Strauss, R.: Arabella op. 79. Renée Fleming (s., Arabella), Thomas Hampson (b., Mandryka), Albert Dohmen (bs, Waldner), Gabriela Beñačova (ms., Adelaide), Hanna-Elisabeth Müller (s., Zdenka), Daniel Behle (t., Matteo), Derek Welton (b., Dominik), Benjamin Bruns (t., Elemer), Steven Humes (bs., Lamoral), Daniela Fally (s., Fiakermilli) en Jane Henschel (a., Kartenaufschlägerin) met het Ensemble van de Saksische Staatsopera en de Dresdense Staatskapel o.l.v. Christian Thielemann. C Major 717208 (2 dvd’s, 2u. 58’27”). 2014
Na in 1927 met Strauss te hebben samengewerkt in Die Ägyptische Helena, stelde Hugo von Hofmannsthal een nieuw scenario samen uit elementen van verschillende vroegere opera’s. Het resultaat was een opzettelijk onwaarschijnlijk liefdesverhaal in het Wenen van rond 1865. De bedoeling was een lichtvoetig stuk met operettekarakter, maar eindigden met een serieus liefdesverhaal
De dappere Arabella wordt het hof gemaakt door drie graven, maar houdt hen op afstand in de hoop der Richtige (de Ware Jacob) te vinden, zelfs al hangt het lot van haar familie af van haar huwelijk met een in financieel opzicht goede partij.

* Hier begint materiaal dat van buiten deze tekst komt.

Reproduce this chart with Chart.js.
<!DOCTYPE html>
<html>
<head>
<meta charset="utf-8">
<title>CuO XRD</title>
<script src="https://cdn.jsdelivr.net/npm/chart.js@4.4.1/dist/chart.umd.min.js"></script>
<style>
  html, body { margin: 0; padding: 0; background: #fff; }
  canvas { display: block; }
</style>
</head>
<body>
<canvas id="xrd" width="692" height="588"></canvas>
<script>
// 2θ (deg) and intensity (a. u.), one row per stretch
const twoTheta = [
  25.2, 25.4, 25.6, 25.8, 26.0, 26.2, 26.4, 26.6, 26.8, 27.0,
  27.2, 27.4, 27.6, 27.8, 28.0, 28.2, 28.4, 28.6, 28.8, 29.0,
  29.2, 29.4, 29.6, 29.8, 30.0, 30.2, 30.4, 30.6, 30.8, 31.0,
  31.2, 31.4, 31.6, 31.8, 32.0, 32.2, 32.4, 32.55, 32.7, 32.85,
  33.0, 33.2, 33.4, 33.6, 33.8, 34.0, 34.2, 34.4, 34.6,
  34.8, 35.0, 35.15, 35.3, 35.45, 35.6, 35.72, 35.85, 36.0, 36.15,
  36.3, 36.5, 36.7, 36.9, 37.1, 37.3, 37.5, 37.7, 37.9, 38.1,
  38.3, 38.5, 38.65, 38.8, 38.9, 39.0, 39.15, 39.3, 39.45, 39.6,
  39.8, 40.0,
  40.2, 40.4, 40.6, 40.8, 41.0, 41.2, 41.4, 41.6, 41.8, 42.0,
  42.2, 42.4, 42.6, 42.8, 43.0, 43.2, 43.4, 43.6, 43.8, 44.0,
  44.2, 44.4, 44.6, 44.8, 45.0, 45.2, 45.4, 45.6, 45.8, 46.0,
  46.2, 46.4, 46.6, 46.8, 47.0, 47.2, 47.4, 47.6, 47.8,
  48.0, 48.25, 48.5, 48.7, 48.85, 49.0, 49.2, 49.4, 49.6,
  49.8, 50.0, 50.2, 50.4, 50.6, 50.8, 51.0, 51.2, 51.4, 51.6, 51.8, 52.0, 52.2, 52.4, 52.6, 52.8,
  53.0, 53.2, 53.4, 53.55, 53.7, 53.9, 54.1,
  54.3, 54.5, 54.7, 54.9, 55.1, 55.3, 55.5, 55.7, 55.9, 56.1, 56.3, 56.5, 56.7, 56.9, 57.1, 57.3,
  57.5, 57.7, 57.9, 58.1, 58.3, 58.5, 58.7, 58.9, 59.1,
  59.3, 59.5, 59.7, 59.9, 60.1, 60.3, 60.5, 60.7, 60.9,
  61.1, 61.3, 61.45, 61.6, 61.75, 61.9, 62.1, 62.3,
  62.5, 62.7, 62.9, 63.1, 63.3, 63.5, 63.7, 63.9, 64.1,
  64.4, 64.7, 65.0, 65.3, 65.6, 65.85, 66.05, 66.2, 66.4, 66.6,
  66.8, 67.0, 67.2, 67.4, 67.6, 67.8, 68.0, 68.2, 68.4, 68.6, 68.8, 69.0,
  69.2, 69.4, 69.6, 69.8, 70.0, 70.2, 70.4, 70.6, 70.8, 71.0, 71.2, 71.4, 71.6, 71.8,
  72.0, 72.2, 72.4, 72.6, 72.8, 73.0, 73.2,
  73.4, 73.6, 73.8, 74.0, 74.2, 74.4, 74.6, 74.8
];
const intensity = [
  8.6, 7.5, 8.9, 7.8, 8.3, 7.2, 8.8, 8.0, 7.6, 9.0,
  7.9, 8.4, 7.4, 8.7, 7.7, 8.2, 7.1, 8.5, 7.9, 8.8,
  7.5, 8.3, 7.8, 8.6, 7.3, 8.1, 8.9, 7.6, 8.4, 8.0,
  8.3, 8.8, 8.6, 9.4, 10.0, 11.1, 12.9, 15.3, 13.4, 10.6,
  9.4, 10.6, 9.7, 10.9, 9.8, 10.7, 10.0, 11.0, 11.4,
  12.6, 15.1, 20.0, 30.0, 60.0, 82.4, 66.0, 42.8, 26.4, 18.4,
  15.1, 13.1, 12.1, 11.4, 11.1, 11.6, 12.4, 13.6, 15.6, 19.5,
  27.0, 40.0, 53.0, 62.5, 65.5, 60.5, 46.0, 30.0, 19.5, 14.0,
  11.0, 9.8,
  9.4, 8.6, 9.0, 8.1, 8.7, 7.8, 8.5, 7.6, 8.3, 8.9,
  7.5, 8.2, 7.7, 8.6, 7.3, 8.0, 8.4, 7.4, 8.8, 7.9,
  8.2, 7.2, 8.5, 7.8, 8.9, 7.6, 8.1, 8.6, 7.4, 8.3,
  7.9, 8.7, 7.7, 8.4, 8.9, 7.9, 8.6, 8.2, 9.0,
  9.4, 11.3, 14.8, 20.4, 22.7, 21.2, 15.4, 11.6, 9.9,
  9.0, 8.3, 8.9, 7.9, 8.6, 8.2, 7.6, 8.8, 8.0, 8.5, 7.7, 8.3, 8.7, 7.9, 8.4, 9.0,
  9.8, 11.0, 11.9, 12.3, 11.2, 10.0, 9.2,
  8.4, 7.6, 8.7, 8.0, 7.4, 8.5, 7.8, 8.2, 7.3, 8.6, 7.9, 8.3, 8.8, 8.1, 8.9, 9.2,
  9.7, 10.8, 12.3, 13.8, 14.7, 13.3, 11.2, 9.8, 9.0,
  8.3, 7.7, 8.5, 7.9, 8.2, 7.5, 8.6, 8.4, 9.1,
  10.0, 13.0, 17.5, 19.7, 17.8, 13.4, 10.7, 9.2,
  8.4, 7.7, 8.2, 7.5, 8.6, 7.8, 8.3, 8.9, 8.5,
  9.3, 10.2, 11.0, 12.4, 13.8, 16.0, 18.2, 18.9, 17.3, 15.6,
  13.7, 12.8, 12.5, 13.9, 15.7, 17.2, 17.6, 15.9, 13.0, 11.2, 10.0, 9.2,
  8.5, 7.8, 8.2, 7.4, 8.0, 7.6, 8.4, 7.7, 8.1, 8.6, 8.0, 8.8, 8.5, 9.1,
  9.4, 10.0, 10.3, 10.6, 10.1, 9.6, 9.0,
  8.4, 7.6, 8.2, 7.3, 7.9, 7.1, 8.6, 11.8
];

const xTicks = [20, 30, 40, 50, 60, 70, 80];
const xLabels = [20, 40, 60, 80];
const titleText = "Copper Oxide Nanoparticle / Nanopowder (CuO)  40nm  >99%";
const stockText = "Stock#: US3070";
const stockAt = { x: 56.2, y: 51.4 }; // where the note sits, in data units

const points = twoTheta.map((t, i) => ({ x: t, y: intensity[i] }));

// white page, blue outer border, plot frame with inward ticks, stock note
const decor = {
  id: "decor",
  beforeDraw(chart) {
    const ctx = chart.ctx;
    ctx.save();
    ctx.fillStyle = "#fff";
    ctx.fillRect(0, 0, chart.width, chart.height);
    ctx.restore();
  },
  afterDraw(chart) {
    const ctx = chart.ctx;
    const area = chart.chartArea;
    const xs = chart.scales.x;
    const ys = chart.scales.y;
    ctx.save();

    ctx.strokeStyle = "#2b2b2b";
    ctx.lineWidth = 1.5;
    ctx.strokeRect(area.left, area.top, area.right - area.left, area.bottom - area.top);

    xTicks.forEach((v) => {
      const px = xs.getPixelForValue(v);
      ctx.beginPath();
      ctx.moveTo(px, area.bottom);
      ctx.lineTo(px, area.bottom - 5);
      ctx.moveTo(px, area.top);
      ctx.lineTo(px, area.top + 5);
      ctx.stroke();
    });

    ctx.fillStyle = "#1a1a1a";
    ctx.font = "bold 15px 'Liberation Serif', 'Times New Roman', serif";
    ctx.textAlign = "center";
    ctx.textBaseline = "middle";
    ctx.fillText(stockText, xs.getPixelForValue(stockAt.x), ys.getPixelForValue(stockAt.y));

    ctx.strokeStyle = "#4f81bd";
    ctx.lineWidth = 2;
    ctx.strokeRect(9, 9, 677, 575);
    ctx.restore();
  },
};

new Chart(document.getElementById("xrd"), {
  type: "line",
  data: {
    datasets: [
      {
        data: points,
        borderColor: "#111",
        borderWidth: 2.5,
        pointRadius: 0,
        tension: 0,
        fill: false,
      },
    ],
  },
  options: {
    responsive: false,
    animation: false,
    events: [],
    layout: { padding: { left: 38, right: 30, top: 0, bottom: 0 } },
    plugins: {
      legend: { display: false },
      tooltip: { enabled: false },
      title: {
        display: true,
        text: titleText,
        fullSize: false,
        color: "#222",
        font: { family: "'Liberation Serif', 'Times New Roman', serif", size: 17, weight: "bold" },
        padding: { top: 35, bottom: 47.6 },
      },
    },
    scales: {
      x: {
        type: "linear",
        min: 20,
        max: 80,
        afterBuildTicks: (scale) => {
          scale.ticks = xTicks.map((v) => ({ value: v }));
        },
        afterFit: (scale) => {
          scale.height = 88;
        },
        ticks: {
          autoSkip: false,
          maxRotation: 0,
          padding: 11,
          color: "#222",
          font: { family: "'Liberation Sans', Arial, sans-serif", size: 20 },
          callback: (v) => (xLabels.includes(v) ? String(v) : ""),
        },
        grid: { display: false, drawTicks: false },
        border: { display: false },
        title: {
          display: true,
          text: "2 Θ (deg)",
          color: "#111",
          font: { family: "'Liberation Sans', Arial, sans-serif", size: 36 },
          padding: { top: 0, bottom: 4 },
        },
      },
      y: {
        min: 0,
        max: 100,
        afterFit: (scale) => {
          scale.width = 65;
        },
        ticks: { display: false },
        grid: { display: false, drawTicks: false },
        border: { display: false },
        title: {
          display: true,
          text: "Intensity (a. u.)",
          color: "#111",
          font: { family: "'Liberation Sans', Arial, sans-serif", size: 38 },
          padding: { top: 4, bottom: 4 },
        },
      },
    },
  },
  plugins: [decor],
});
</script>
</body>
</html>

De rondborstige landeigenaar Mandryka, neef van een vriend van Arabella’s vader graag Waldner en ongelooflijk rijk, verschijnt uit het niets en het is liefde op het eerste gezicht met hem. Nadat een misverstand omtrent een van Arabella’s vroegere aanbidders is opgelost, staat niets een happy end in de weg. Ook Arabella’s jongere zuster Zdenka die als jongen is opgevoed in de hoop dat hij een rijke vrouw aan de haak slaat, trouwt met de man 9Matteo) van wie ze heimelijk houdt en met wie ze eerder stiekum een nacht doorbracht. Eind goed, al goed, maar niet nadat Mandryka Matteo met een duel had gedreigd.
Hofmannsthal stierf een paar dagen nadat hij de eerste versie van het libretto voltooide en Strauss onthield zich van wijzigingen uit respect voor diens nagedachtenis.

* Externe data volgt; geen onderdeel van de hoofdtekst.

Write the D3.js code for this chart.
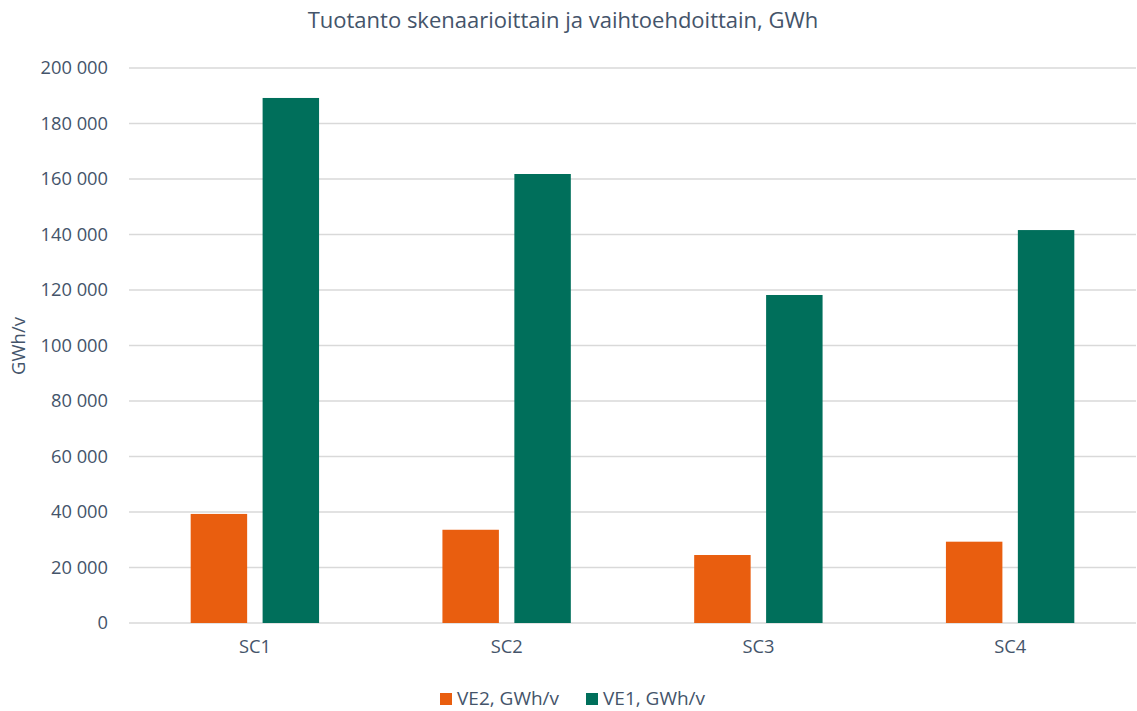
<!DOCTYPE html>
<html>
<head>
<meta charset="utf-8">
<script src="https://cdn.jsdelivr.net/npm/d3@7"></script>
<style>
  body { margin: 0; background: #fff; }
  text { font-family: "Open Sans", "Noto Sans", sans-serif; fill: #44546a; }
</style>
</head>
<body>
<div id="chart"></div>
<script>
// data
const categories = ["SC1", "SC2", "SC3", "SC4"];
const seriesNames = ["VE2, GWh/v", "VE1, GWh/v"];
const ve2Values = [39300, 33600, 24500, 29300];
const ve1Values = [189200, 161800, 118200, 141600];
const yTicks = [0, 20000, 40000, 60000, 80000, 100000, 120000, 140000, 160000, 180000, 200000];
const colors = ["#e95e0f", "#006f5b"];

const W = 1137, H = 711;
const margin = { top: 68, right: 1, bottom: 88, left: 129 };
const width = W - margin.left - margin.right;
const height = H - margin.top - margin.bottom;

const svg = d3.select("#chart").append("svg")
    .attr("width", W)
    .attr("height", H);

const g = svg.append("g")
    .attr("transform", `translate(${margin.left},${margin.top})`);

// scales
const x0 = d3.scaleBand()
    .domain(categories)
    .range([0, width])
    .paddingInner(0.49)
    .paddingOuter(0.245);

const x1 = d3.scaleBand()
    .domain(seriesNames)
    .range([0, x0.bandwidth()])
    .paddingInner(0.215);

const y = d3.scaleLinear()
    .domain([0, 200000])
    .range([height, 0]);

const fmt = v => d3.format(",")(v).replace(/,/g, " ");

// gridlines
g.append("g")
    .selectAll("line")
    .data(yTicks)
    .join("line")
    .attr("x1", 0)
    .attr("x2", width)
    .attr("y1", d => y(d))
    .attr("y2", d => y(d))
    .attr("stroke", "#d9d9d9")
    .attr("stroke-width", 1.3);

// y axis labels
const yAxisG = g.append("g")
    .call(d3.axisLeft(y).tickValues(yTicks).tickFormat(fmt).tickSize(0).tickPadding(21));
yAxisG.select(".domain").remove();
yAxisG.selectAll("text")
    .style("font-size", "18.3px")
    .attr("fill", "#44546a");

// x axis labels
const xAxisG = g.append("g")
    .attr("transform", `translate(0,${height})`)
    .call(d3.axisBottom(x0).tickSize(0).tickPadding(17));
xAxisG.select(".domain").remove();
xAxisG.selectAll("text")
    .style("font-size", "18.3px")
    .attr("fill", "#44546a");

// bars
const rows = categories.map((c, i) => ({ cat: c, vals: [ve2Values[i], ve1Values[i]] }));

g.append("g")
    .selectAll("g")
    .data(rows)
    .join("g")
    .attr("transform", d => `translate(${x0(d.cat)},0)`)
    .selectAll("rect")
    .data(d => d.vals.map((v, j) => ({ key: seriesNames[j], value: v, color: colors[j] })))
    .join("rect")
    .attr("x", d => x1(d.key))
    .attr("y", d => y(d.value))
    .attr("width", x1.bandwidth())
    .attr("height", d => y(0) - y(d.value))
    .attr("fill", d => d.color);

// title
svg.append("text")
    .attr("x", 563)
    .attr("y", 28)
    .attr("text-anchor", "middle")
    .style("font-size", "22px")
    .text("Tuotanto skenaarioittain ja vaihtoehdoittain, GWh");

// y axis title
svg.append("text")
    .attr("transform", `translate(25,346) rotate(-90)`)
    .attr("text-anchor", "middle")
    .style("font-size", "18.5px")
    .text("GWh/v");

// legend
const legend = svg.append("g")
    .attr("transform", "translate(440,693)");

const legendX = [0, 146];
seriesNames.forEach((name, i) => {
    const item = legend.append("g").attr("transform", `translate(${legendX[i]},0)`);
    item.append("rect")
        .attr("width", 12)
        .attr("height", 12)
        .attr("fill", colors[i]);
    item.append("text")
        .attr("x", 17)
        .attr("y", 12)
        .style("font-size", "19px")
        .text(name);
});
</script>
</body>
</html>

Arabella vertoont overeenkomsten met Der Rosenkavalier, zoals de locatie Wenen en het prominente gebruik van walsen. Dit maakte dat het werd wat moeizamer werd geaccepteerd. De componist was zich van dit risico bewust en probeerde het te verkleinen. Bijvoorbeeld door volksmuziek uit de Balkan te introduceren om Mandryka en zijn hofmakerij te illustreren. In deze opera zijn het komische en het romantische mooi gecombineerd.
Deze opname werd tijdens het Paasfestival 2014 in Salzburg ter ere van de honderdvijftigste verjaardag van Richard Strauss. Saillant detail is dat toen dit gezelschap een paar maanden later deze opera in Dresden hervatte, Renée Fleming was vervangen door Anja Harteros.

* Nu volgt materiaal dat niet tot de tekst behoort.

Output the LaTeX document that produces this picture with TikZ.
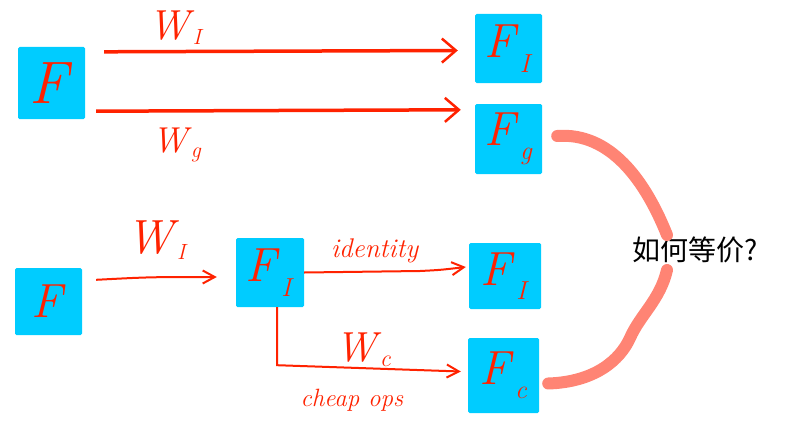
\documentclass[tikz,border=0pt]{standalone}
\usepackage{fontspec}
\newfontfamily\cjk{Noto Sans CJK SC}
\usetikzlibrary{arrows.meta}
\definecolor{boxblue}{HTML}{00CCFF}
\definecolor{inkred}{HTML}{FF2200}
\definecolor{salmonpink}{HTML}{FF8474}
\newcommand{\Fsb}[1]{\textit{F}\kern0.02em\raisebox{-0.3em}{\fontsize{26}{26}\selectfont\textit{#1}}}
\newcommand{\Wsb}[2]{\textit{W}\kern-0.04em\raisebox{-0.12em}{\fontsize{#2}{#2}\selectfont\textit{#1}}}
\begin{document}
\begin{tikzpicture}[x=1pt,y=-1pt,
  fbox/.style={fill=boxblue, rounded corners=1.5pt, inner sep=0pt, text=inkred,
    font=\fontsize{48}{48}\selectfont},
  lbl/.style={text=inkred, inner sep=0pt},
  thickarr/.style={draw=inkred, line width=3.5pt,
    -{Straight Barb[length=14pt,width=24pt,line width=2.5pt]}},
  thinarr/.style={draw=inkred, line width=2pt,
    -{Straight Barb[length=12pt,width=13pt,line width=2pt]}},
  bond/.style={draw=salmonpink, line width=12pt, line cap=round}
]
\useasboundingbox (0,0) rectangle (786,444);

% boxes
\node[fbox, minimum width=67pt, minimum height=72pt, font=\fontsize{60}{60}\selectfont] (F1) at (51.5,83) {\textit{F}};
\node[fbox, minimum width=67pt, minimum height=69pt] (FI1) at (508.5,48.5) {\Fsb{I}};
\node[fbox, minimum width=67pt, minimum height=70pt] (Fg) at (508.5,139) {\Fsb{g}};
\node[fbox, minimum width=67pt, minimum height=67pt] (F2) at (48.5,301.5) {\textit{F}};
\node[fbox, minimum width=68pt, minimum height=69pt] (FI2) at (270,272.5) {\Fsb{I}};
\node[fbox, minimum width=72pt, minimum height=66pt] (FI3) at (505,276) {\Fsb{I}};
\node[fbox, minimum width=71pt, minimum height=75pt] (Fc) at (503.5,375.5) {\Fsb{c}};

% labels
\node[lbl, font=\fontsize{42}{42}\selectfont] (wI1) at (176,28) {\Wsb{I}{22}};
\node[lbl, font=\fontsize{36}{36}\selectfont] (wg) at (177,145) {\Wsb{g}{22}};
\node[lbl, font=\fontsize{48}{48}\selectfont] (wI2) at (157,240) {\Wsb{I}{22}};
\node[lbl, font=\fontsize{27}{27}\selectfont] (idl) at (375,251) {\textit{identity}};
\node[lbl, font=\fontsize{42}{42}\selectfont] (wc) at (363,350) {\Wsb{c}{24}};
\node[lbl, font=\fontsize{25}{25}\selectfont] (cheap) at (352,400) {\textit{cheap ops}};
\node[inner sep=0pt, font=\cjk\fontsize{28}{28}\selectfont] (Q) at (695,250) {如何等价?};

% top arrows
\draw[thickarr] ([xshift=19pt,yshift=-5pt]F1.north east) -- ([xshift=-17pt,yshift=-2pt]FI1.west);
\draw[thickarr] ([xshift=11pt,yshift=8pt]F1.south east) -- ([xshift=-14pt,yshift=-6pt]Fg.north west);

% bottom arrows
\draw[thinarr] ([xshift=14pt,yshift=-12pt]F2.north east) .. controls (150,277) .. ([xshift=-19pt,yshift=-4.5pt]FI2.west);
\draw[thinarr] (FI2.east) -- (420,271) .. controls (440,270) .. ([xshift=-3pt,yshift=9pt]FI3.west);
\draw[thinarr] ([xshift=7pt]FI2.south) -- ++(0,58) -- ([xshift=-7pt,yshift=4pt]Fc.west);

% equivalence brace
\coordinate (qtop) at (667,235);
\coordinate (qbot) at (667,270);
\draw[bond] ([xshift=15pt,yshift=3pt]Fg.east) .. controls (610,132) and (645,180) .. (qtop);
\draw[bond] (qbot) .. controls (660,300) and (640,315) .. (630,338)
  .. controls (620,360) and (595,382) .. ([xshift=9pt,yshift=-8pt]Fc.east);
\end{tikzpicture}
\end{document}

In 2007 zong Fleming een Arabella in Zürich naast Morten Frank Larsen als nogal teleurstellende Mandryka, Julia Kleiter (Zdenka), Alfred Muff (Waldner), Sen Guo (Fiakermilli) Johann Weigel (Matteo) en Cornelia Kallisch (Adelaide) onder Franz Welser-Möst (Decca dvd 074-3263). Natuurlijk past Flemings fluwelig romige stem ideaal bij de rol van Arabella, maar het valt niet te ontkennen dat haar stem intussen het nodige aan crème en glans is kwijtgeraakt en ook de manco’s in haar Duits vallen meer op.
Op papier lijkt Thomas Hampson een ideale Mandryka, maar ook hij valt wat tegen met een te gladde, niet voldoende viriele presentatie. De rest van de bezetting bevalt een stuk beter met een leuk jongensachtige Zdenka van Hanna-Elisabeth Müller, een vurige Matteo van Daniel Behle en een treffend drietal graven van Benjamin Bruns, Derek Welton en Steven Humes.
Als Fiakermilli klinkt Daniela Fally helaas nogal schril.
Daar staat tegenover dat Thielemann het werk echt compleet uitvoert en dat bijzonder goed doet. De regie van Florentine Klepper roept wat vragen op. Niet alleen verplaatste zij de handeling van de jaren 1860 naar de vooravond van W.O. 1 maar ze introduceert ook gemaskerde mannen in avondkleding in de tweede en derde akte. Met welke bedoeling? Ook niet helemaal geloofwaardig is dat Arabella’s vergiffenis aan het eind van de opera wordt voorgesteld als een pas op het laatste moment komende inval.